Their heavyset bodies were wrapped in wedding dresses made of enough cloth to make two, and their splayed, hardened feet struggled to break free of the new, narrow shoes bought for the occasion. It wasn't pretty.
Hard days
The husbands fared no better. Their weathered faces told stories of too many hard days and too many late nights and too much tobacco, and their stomachs were swollen from years spent consuming countless bottles of beer and generous helpings of jerked pork and fried chicken.
Also, for some strange reason many of the grooms were wearing off white suits and bowler hats which made them look like black Danny Devitos.

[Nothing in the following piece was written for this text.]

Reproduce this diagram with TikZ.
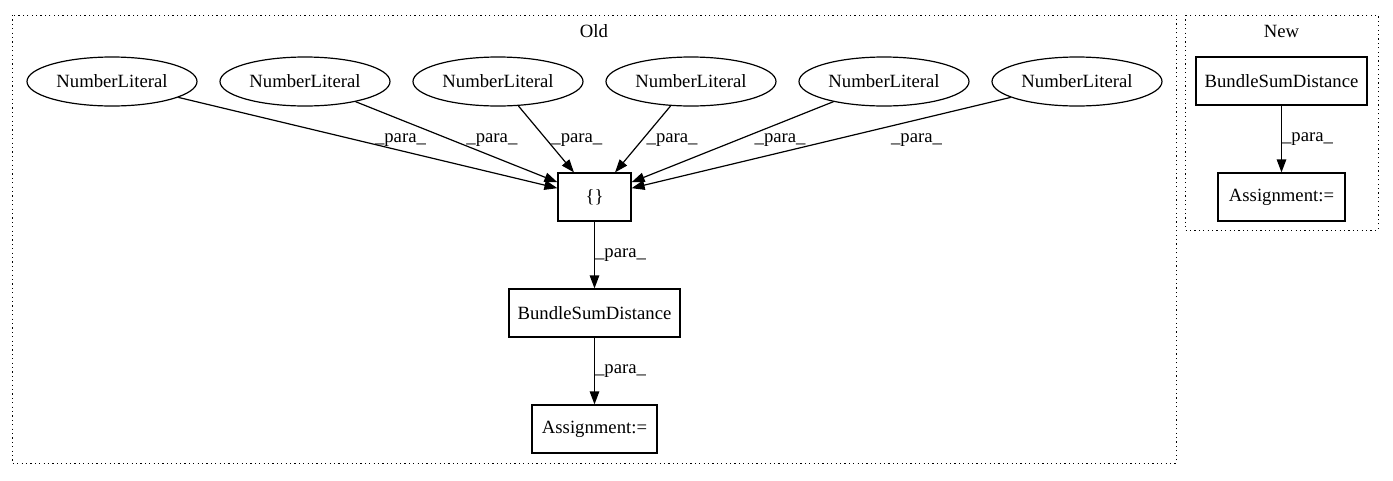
\documentclass[tikz,border=0pt]{standalone}
\usepackage{fontspec}
\setmainfont{Liberation Serif}
\usetikzlibrary{arrows.meta,shapes.geometric}

\begin{document}
\begin{tikzpicture}[->,>={Triangle[length=13pt,width=9.5pt]},x=1pt,y=-1pt,
  line width=1.2pt,node distance=193pt,font=\fontsize{18.7}{22}\selectfont,
  lit node/.style={ellipse,draw,minimum width=170pt,minimum height=49pt,inner sep=0pt},
  op node/.style={rectangle,draw,minimum height=48pt,inner sep=0pt},
  cluster/.style={draw,-,line width=1pt,dash pattern=on 1.2pt off 3.2pt}]

  \useasboundingbox (0,0) rectangle (1393,480);

  % clusters
  \draw[cluster] (12,15) rectangle (1176,463);
  \draw[cluster] (1185,15) rectangle (1378,230);
  \node (OLD) at (594,31) {Old};
  \node (NEW) at (1281.5,31) {New};

  \node[lit node] (NL1) at (112,81.5) {NumberLiteral};
  \node[lit node] (NL2) [right of=NL1] {NumberLiteral};
  \node[lit node] (NL3) [right of=NL2] {NumberLiteral};
  \node[lit node] (NL4) [right of=NL3] {NumberLiteral};
  \node[lit node] (NL5) [right of=NL4] {NumberLiteral};
  \node[lit node] (NL6) [right of=NL5] {NumberLiteral};

  \node[op node, minimum width=73pt] (BR) at (594.5,197) {\{\}};
  \node[op node, minimum width=171pt] (BSD) [below of=BR, node distance=116pt] {BundleSumDistance};
  \node[op node, minimum width=125pt] (ASG) [below of=BSD, node distance=116pt] {Assignment:=};

  \node[op node, minimum width=171pt] (NBSD) at (1281.5,81) {BundleSumDistance};
  \node[op node, minimum width=127pt] (NASG) [below of=NBSD, node distance=116pt] {Assignment:=};

  \path[every node/.style={inner sep=0pt}]
    % labels sit to the right of each arrow, level with each other
    (NL1) edge node[pos=0.47, xshift=44pt] {\_para\_} (BR)
    (NL2) edge node[pos=0.477, xshift=40pt] {\_para\_} (BR)
    (NL3) edge node[pos=0.513, xshift=30pt] {\_para\_} (BR)
    (NL4) edge node[pos=0.513, xshift=30pt] {\_para\_} (BR)
    (NL5) edge node[pos=0.477, xshift=43pt] {\_para\_} (BR)
    (NL6) edge node[pos=0.47, xshift=84pt] {\_para\_} (BR)
    (BR) edge node[midway, anchor=west] {\_para\_} (BSD)
    (BSD) edge node[midway, anchor=west] {\_para\_} (ASG)
    (NBSD) edge node[midway, anchor=west] {\_para\_} (NASG);

\end{tikzpicture}
\end{document}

Most of these couples are going to be shocked when they get those pictures back. Boy, are they going to be in for a surprise. "Mi naw use da cameraman deh again. Im no know what him a do," will be the complaint. The reality is there was very little he could have done. The man is only a photographer not a miracle worker.
Watching them, I got the feeling that a few of the men were threatened, cornered, and corralled by their women desperate to shed the label of common-law wife. They had grown comfortable, coming home at all hours of the night to a hot meal and companionship that they eventually took for granted. When faced with the threat of losing all that and having to go courting again for women who nowadays are now even more demanding, getting married was the easy way out.
Ten years from now though, the men will be glad they took the easy way out. Based on my experience, these are the couples that make the best marriages; those who toil together through thick and thin, through the infidelity, the fights, the periods of uncertainty of what the future holds, and the periods of relative prosperity, all before they finally tied the knot.
And it really doesn't matter whether the woman looks like a beat up man and the man looks like a beat up man, what matters is how they feel about each other and what they went through together.
Yes, love is blind, but that can be a beautiful thing.